Tonight at 8:00 pm, the country stood as one while sirens sounded from the northern most city of Metulla to the southern most city of Eilat, marking the beginning of Yom HaZikaron, Israel’s Memorial Day. Since 1860, when the first Jewish settlers began establishing Jewish neighborhoods outside the walls of the Old City of Jerusalem, 22,437 men and women have been killed in defense of the Land of Israel, 65 since the last Yom HaZikaron. A few years ago, legislation was passed to include victims of terrorism on Memorial Day. 1,634 civilians have been killed, 24 in the last year, in terrorist attacks since the creation of the state in 1948. Among them, I remember my friend and co-worker Janis Coulter and co-worker Revital Barashi who were killed at the bombing at Hebrew University in 1990. I also remember my friend’s flat-mate Sarah Drucker who was killed with her fiancé Matthew Eisenfeld on a bus in 1996.

When the sirens went off, I took Leora in my arms and hugged her tight. She asked me “What happened?” I told her, “We’re remembering the soldiers who protected us from the bad people so we don’t get hurt.” I then started thinking about how to explain this further to kids and realized that almost all the father’s in the gan do miluim (reserve duty), and there’s a chance that we will be remembering one of them one Yom HaZikaron in the future.

President Shimon Peres spoke at the ceremony at the Kotel, Western Wall. He summed up the national feeling when saying, “We want to end wars and continue the Zionist movement's vision. We want to shake our neighbors' hands, but we know, when necessary, to pull the trigger.”

The last two days on the way to work I looked up in the sky and saw the Israeli Air Force practicing for the Israel Independence Day exercises. Thursday they will do fly-overs over the whole country and have a few air shows throughout the country. Looking up at the heavens and seeing them, I couldn’t help but to get teary-eyed and swell up with pride. Looking around at the other people on the street, I noticed I was not the only one. After 2,000 years of exile and persecution, here we are in Israel, celebrating 60 years of the reestablishment of an independent Jewish state in our homeland.
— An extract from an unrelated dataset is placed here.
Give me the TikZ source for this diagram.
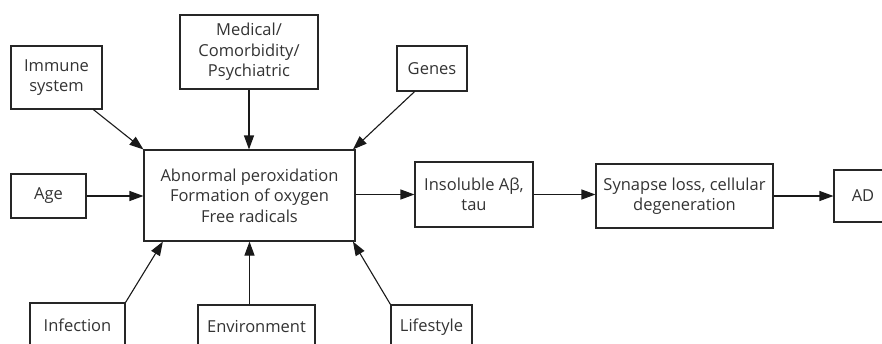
\documentclass[tikz,border=0pt]{standalone}
\usepackage{fontspec}
\setmainfont{Open Sans}
\usepackage{tikz}
\usetikzlibrary{arrows.meta}

\begin{document}
\begin{tikzpicture}[x=1pt, y=-1pt,
  factor/.style={draw=black!85, line width=1.1pt, inner sep=0pt, align=center,
    text=black!80, font=\fontsize{16.5}{20.5}\selectfont},
  link/.style={line width=1.1pt, draw=black!90, -{Triangle[length=14pt,width=10pt]}}]

\clip (0,0) rectangle (882,343);

% risk factors around the centre
\path
(56.5,77.5) node[factor, minimum width=91pt, minimum height=63pt](immune) {Immune\\system}
(249,52) node[factor, minimum width=138pt, minimum height=74pt](medical) {Medical/\\Comorbidity/\\Psychiatric}
(432,68.5) node[factor, minimum width=70pt, minimum height=45pt](genes) {Genes}
(48.5,196) node[factor, minimum width=75pt, minimum height=44pt](age) {Age}
(77.5,325) node[factor, minimum width=95pt, minimum height=44pt](infection) {Infection}
(256.5,327) node[factor, minimum width=117pt, minimum height=44pt](environment) {Environment}
(431.5,327) node[factor, minimum width=81pt, minimum height=44pt](lifestyle) {Lifestyle};

% main chain
\path
(249.5,195.5) node[factor, minimum width=211pt, minimum height=91pt](oxid) {Abnormal peroxidation\\Formation of oxygen\\Free radicals}
(474,194.5) node[factor, minimum width=118pt, minimum height=65pt](insoluble) {Insoluble Aβ,\\tau}
(684.5,196) node[factor, minimum width=177pt, minimum height=64pt](synapse) {Synapse loss, cellular\\degeneration}
(863,196) node[factor, minimum width=58pt, minimum height=52pt](ad) {AD};

%% Arrows into the centre box
\draw[link] (immune.-41) -- (oxid.north west);
\draw[link] (medical.south) -- (medical.south |- oxid.north);
\draw[link] (genes.-127) -- (oxid.24.8);
\draw[link] (age.east) -- (age.east -| oxid.west);
\draw[link] (infection.north east) -- (oxid.208);
\draw[link] (oxid.south |- environment.north) -- (oxid.south);
\draw[link] (lifestyle.north west) -- (oxid.-24.8);

%% Arrows along the chain
\draw[link] (oxid.east |- insoluble.west) -- (insoluble.west);
\draw[link] (insoluble.east) -- (insoluble.east -| synapse.west);
\draw[link] (synapse.east) -- (synapse.east -| ad.west);

\end{tikzpicture}
\end{document}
Wow!

In Leora’s gan, Theodore Herzl, the father of the modern Zionist movement, came to visit last week and talked to them about his vision for Israel, “Im tirzu, ayn zo agadah, lihot am hofshi b’artzenu, b’eretz Tzion Yerushalayim” (If you will it, it is no dream, to be a free people in our land, the land of Tzion Jerusalem). (As the real Herzl died in 1904, I’m guessing it was Rabbi Barry dressed up with a long black beard.)

I explained to Leora that Israel is celebrating her 60th birthday. We then started singing an Israeli birthday song to Israel, and she took the flag and started waving it and dancing. We’ve attached the flag to her stroller. On the way to gan, she points out all the Israeli flags on the cars and buildings and we start singing “Kol Ha’Aretz Degalim” (All the Land is Flags) or “HaDegel Sheli Hu Kichol v’Lavan” (My Flag is Blue and White). There are a lot of traffic signs in blue and white and she sometimes points to those as well and shouts “Degel Yisrael!” (Flag of Israel).